Les conceptions de la nature et de la ville, multiples et contraires, se sont longtemps opposées. Pourtant, entre une ville moderniste ultra-minéralisée, d’où toute nature est effacée, et une nature rêvée, idéalisée en jardin d’éden, il existe un entre-deux où l’une et l’autre se développent en harmonie. Et quoi de plus normal, la nature n’étant pas extérieure à l’homme, ni celui-ci en dehors d’elle ?

Il ne s’agit plus de penser les relations de la nature et de la ville sur un mode exclusif mais, bien au contraire, réciproquement inclusif. C’est tout l’enjeu du dispositif 55 000 hectares pour la nature, véritable pendant du projet 50 000 logements autour des axes de transports collectifs de l’agglomération bordelaise. Car l’ambition de hisser notre territoire au rang des grandes métropoles européennes va de pair avec la volonté d’en préserver la haute qualité de vie, ce qui s’annonce un défi face aux changements climatiques à venir.
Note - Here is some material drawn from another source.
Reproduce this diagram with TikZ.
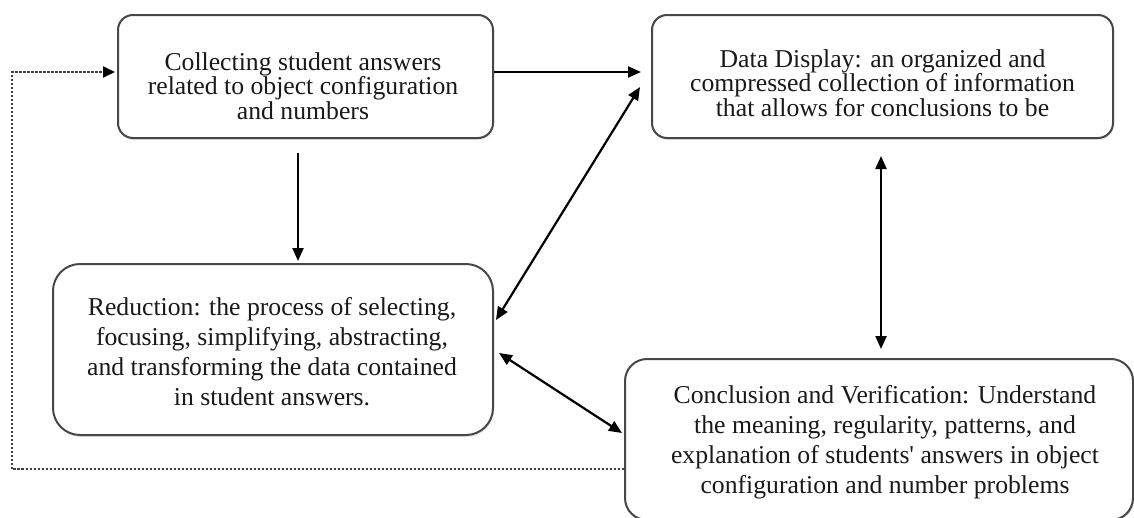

Compter avec la nature : la commande 55 000 ha

Coteaux, forêts, vallées, marais, plaines, prairies humides : multiples sont les paysages naturels et agricoles qui dessinent le territoire de la Communauté urbaine de Bordeaux (La Cub), devenue Bordeaux Métropole au 1er janvier 2015. Intégrés dans le tissu urbain ou étendus aux abords des villes, ils constituent plus de la moitié des 55 000 hectares du territoire, 58 000 hectares depuis 2013 avec l’intégration de Martignas-sur-Jalle dans la métropole bordelaise. À la fois inestimables et fragiles, la préservation et la valorisation de notre patrimoine naturel constituent l’un des grands défis à relever pour un développement durable de la métropole et pour son attractivité.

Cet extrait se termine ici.